Plain English Summary

Alzheimer’s disease (AD) affects more than 50 million people worldwide and is expected to affect three times more people by 2050. AD is the most common form of dementia and causes progressive decline of neurons in the brain, which leads to memory impairment, decline in language and problem-solving skills. Recent studies show that dysfunction in cerebral cholesterol metabolism is directly linked to AD pathogenesis. Moreover, there is a significant change in cholesterol metabolism in the cerebral spinal fluid (CSF) of AD’s patients. However, the current laboratory methods used for analysis of CSF cholesterol impose limitations to experiments because they are complex, expensive, and time-consuming. Therefore, in this PhD project, a novel method for measuring cerebral cholesterol from CSF is proposed. Organic polymer electrochemical transistors (OECTs) will be used as point-of-care (POC) biosensors, which can outperform current clinical detection methods. This will offer a fast, easily accessible, and reliable in-vitro method to study whether cholesterol in CSF can act as an early biomarker of AD.

The first aim of the project is to design and fabricate an in-vitro biosensor to investigate the role of cholesterol’s metabolism in the spread of AD in the brain. This will be achieved through treating cell cultures and samples with different cerebral cholesterol concentrations and using high resolution imaging to investigate the effect of cholesterol metabolism on AD’s biomarkers. The second aim of the project is to develop the OECT biosensor into a point-of-care device, which can perform reliable monitoring of the cerebral cholesterol’s concentration from CSF sample at the time of the medical consultation to help patients recognise the risk of developing AD at the early stages. For this purpose, the fabricated organic electrochemical transistors will be biofunctionalised with redox enzymes that are specific for cerebral cholesterol and are safe and reliable for long-term use.

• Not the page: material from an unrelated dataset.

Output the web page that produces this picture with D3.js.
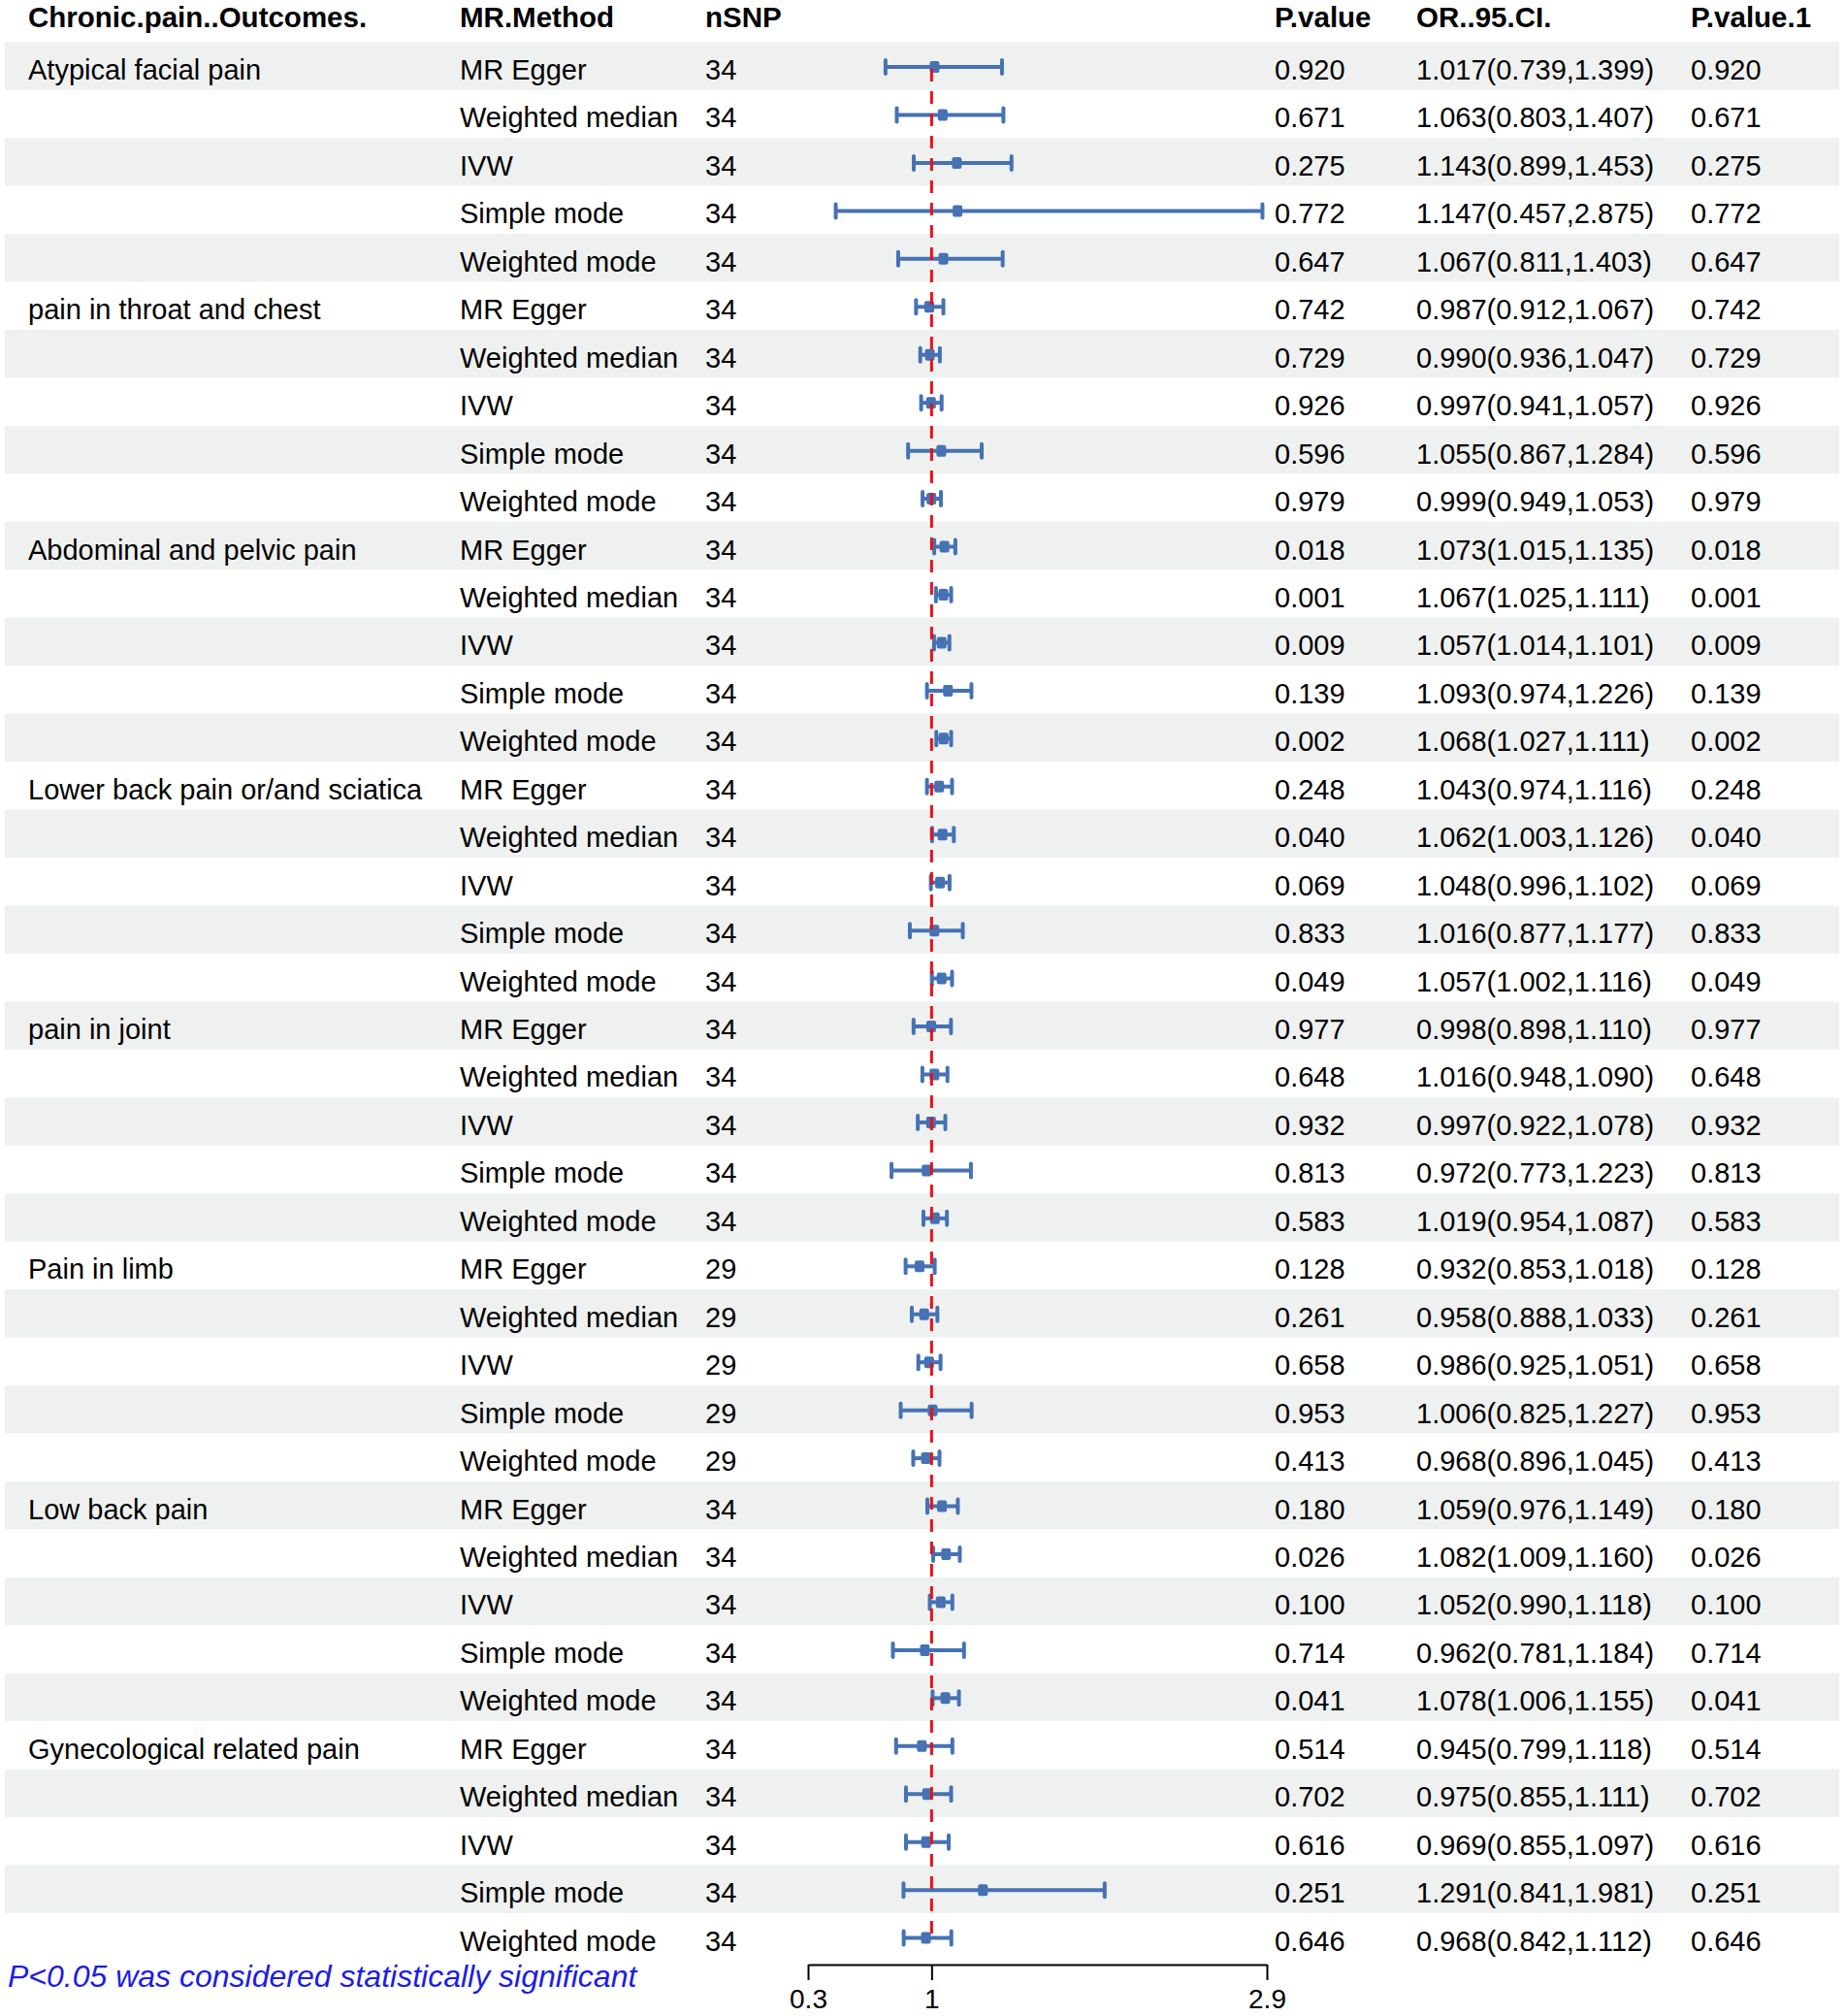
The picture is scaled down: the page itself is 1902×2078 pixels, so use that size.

In this project, OECTs with a poly(3,4-ethylenedioxythiophene) polystyrene sulfonate (PEDOT:PSS) channel will be fabricated by processes such as layer deposition, lithography, etching, and spin-coating. PEDOT:PSS is one of the most promising bioelectronics materials due to its combined ionic and electronic charge, leading to huge signal amplification, outperforming most transistors. Moreover, it is very stable in aqueous media, which makes it very suitable for detection of cholesterol in CSF. Techniques for biofunctionalising the gate with different cholesterol oxidases including nanoparticles and artificial mediators will be investigated for achieving optimum response time and high selectivity. Then the accuracy of the OECTs will be tested by using CSF samples. Finally, they will be applied in real-time experiments to investigate the correlation between AD’s pathology and cerebral cholesterol. Thus, OECTs hold a great potential for POC, which can address the challenges imposed by the current complex and time-consuming clinical methods for quantifying CSF cholesterol.

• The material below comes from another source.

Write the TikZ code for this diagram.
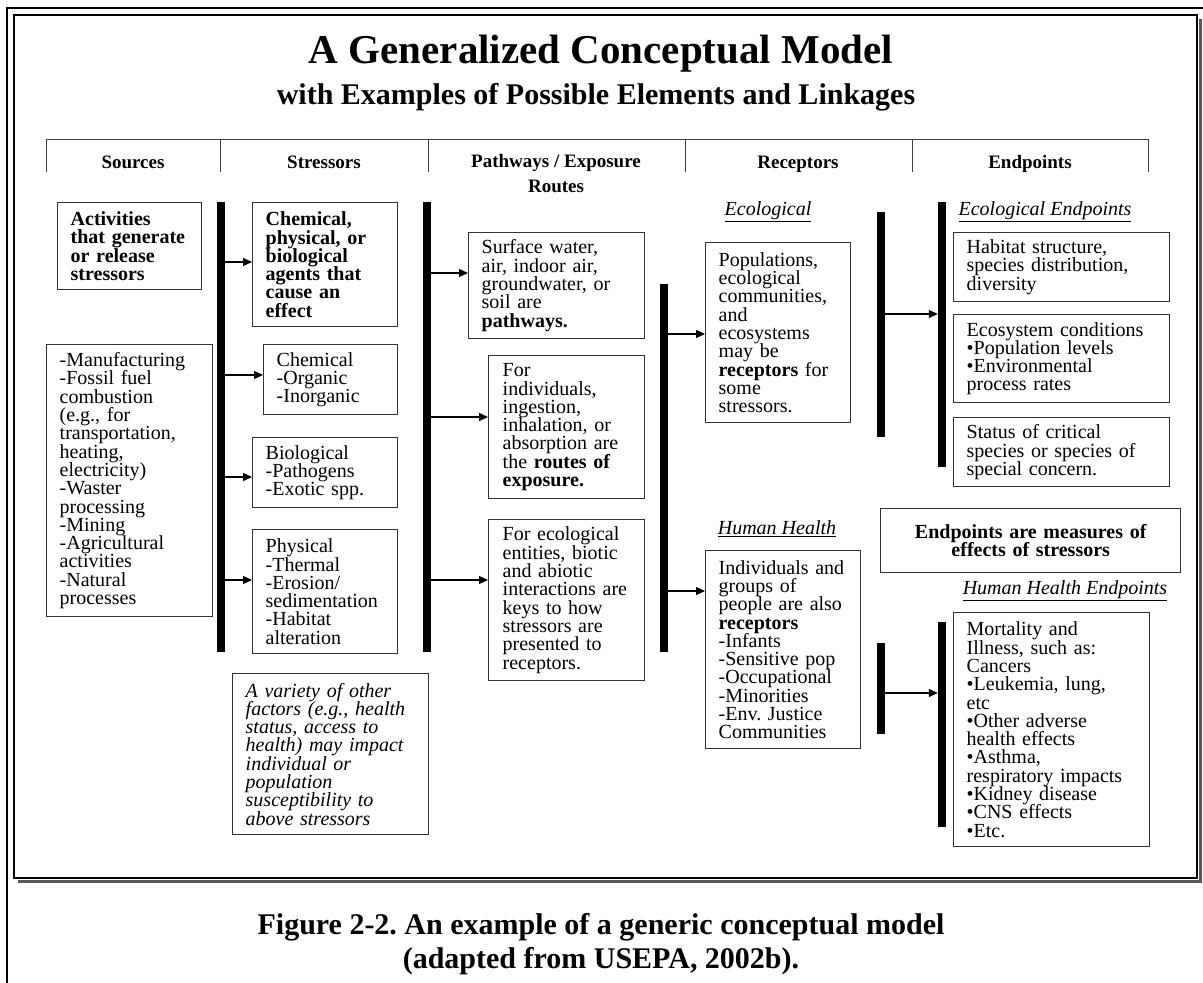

Thus, at the end of this project, a novel biosensor for measuring CSF cholesterol will be produced, aligning with the strategies of sensors and instrumentation to incorporate a new advanced device to provide a future with better healthcare and diagnosis. The implementation of the project will be based on knowledge and ideas from microelectronic device technology in healthcare since it incorporates a low-power design of the OECTs microelectronic devices by novel technologies and materials such as the PEDOT:PSS organic polymer and nanoparticles. The vision of this project aligns fully with the ideas from clinical technologies research area since it focuses on developing a novel POC device for diagnosis and monitoring of AD and thus improves health and care by proposing a novel, reliable and fast sensing technology.

Aims

The first aim of the project is to design and fabricate an in-vitro biosensor to investigate the role of cholesterol’s metabolism in the spread of AD in the brain. This will be achieved through treating cell cultures and samples with different cerebral cholesterol concentrations and using high resolution imaging to investigate the effect of cholesterol metabolism on AD’s biomarkers. The second aim of the project is to develop the OECT biosensor into a point-of-care device, which can perform reliable monitoring of the cerebral cholesterol’s concentration from CSF sample at the time of the medical consultation to help patients recognise the risk of developing AD at the early stages. For this purpose, the fabricated organic electrochemical transistors will be biofunctionalised with redox enzymes that are specific for cerebral cholesterol and are safe and reliable for long-term use.